Published:Sunday | November 18, 2012 | 12:00 AM
Obama

WASHINGTON (AP):In his first trip abroad since the summer heat of the re-election campaign, United States President Barack Obama will seek to reinforce American influence in Southeast Asia in spite of the large shadow cast by China.

He will become the first US president to visit Myanmar, an appreciation for its steps toward democratisation, as well as Cambodia.

The four-day trip, which started yesterday, will be the president's fourth to Asia.

It comes amid unusual challenges at home, including opening discussions with lawmakers about dealing with the nation's fiscal health and a sex scandal that's roiling his national security team.

Still, Obama is eager to return to foreign policy matters that were put on the back burner by the campaign.

The unprecedented visit to Myanmar, also known as Burma, gives the trip a historic edge while shoring up a strategic regional goal sought with stops in Thailand and in Cambodia, where he will attend the East Asia Summit in Phnom Penh.

The Asia trip underscores Obama's efforts to establish the US as an Asia-Pacific power, a world view defined by 21st century geopolitics, but also by Obama's personal identity as America's first Pacific president.

Obama was born in Hawaii.

"Continuing to fill in our pivot to Asia will be a critical part of this president's second term and ultimately his foreign policy legacy," deputy national security adviser Ben Rhodes said ahead of the trip.

In choosing this time to travel - the East Asia Summit was scheduled some time ago - Obama is taking advantage of his electoral success, and his international counterparts are bound to be in a congratulatory mood.

But Obama also heads out at a sensitive time for the US economy.

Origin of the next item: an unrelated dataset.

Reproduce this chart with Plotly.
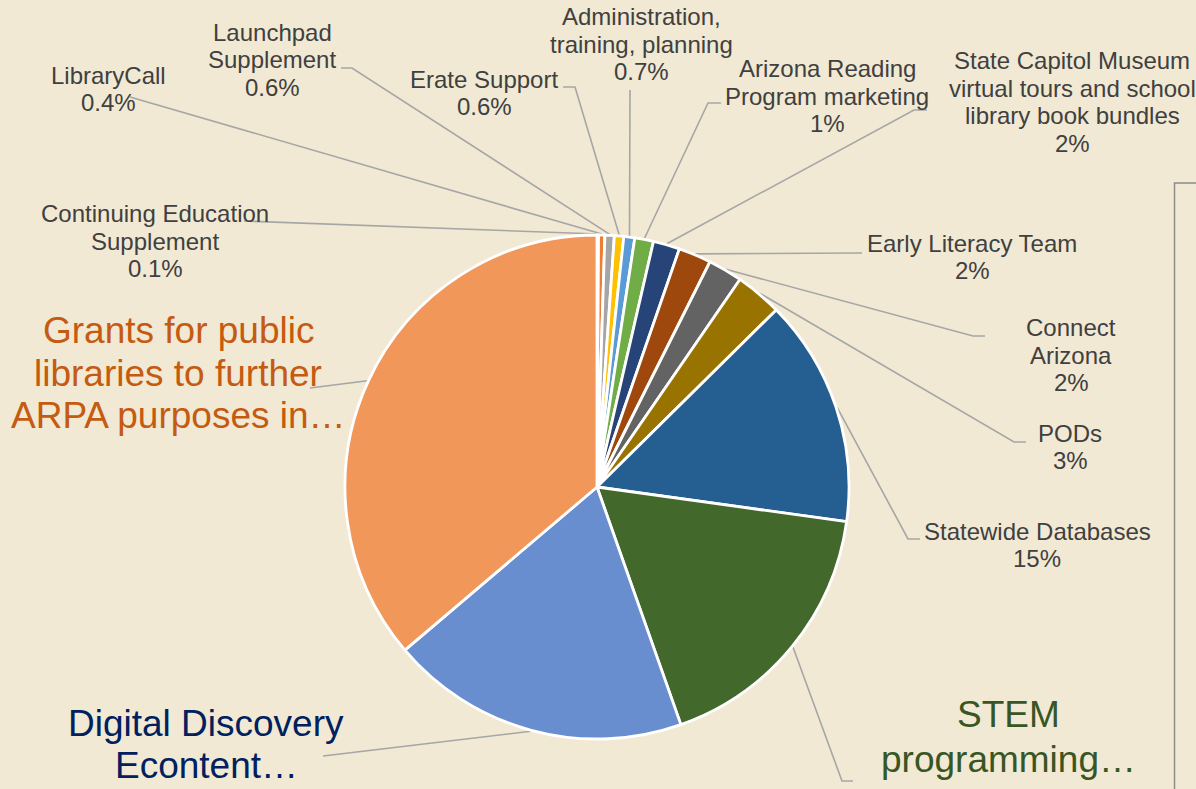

Only six weeks remain before automatic tax increases and deep spending cuts kick in - they create the so-called fiscal cliff - that could set back the economy if Obama and congressional Republicans don't find agreement on a deficit-reduction plan.

Stephen Hadley, national security adviser to President George W. Bush, cautioned that failure by Washington to resolve the fiscal cliff could signal to emerging economies that the democratic system is flawed.

"That's why countries are flirting with this notion that maybe China has it right: state capitalism plus keeping your people in line," he recently told the World Affairs Councils of America. "That is very destructive."

But China also has problems with corruption and a sluggish economy.

"Burma is sending a powerful signal that people are rejecting the notion that an authoritarian model is the key to development," Rhodes said.

The precarious nature of the budget negotiations is not lost on Asian countries, and Obama is likely to find himself on the sidelines offering reassurances to other leaders that the US will not plunge over a fiscal cliff.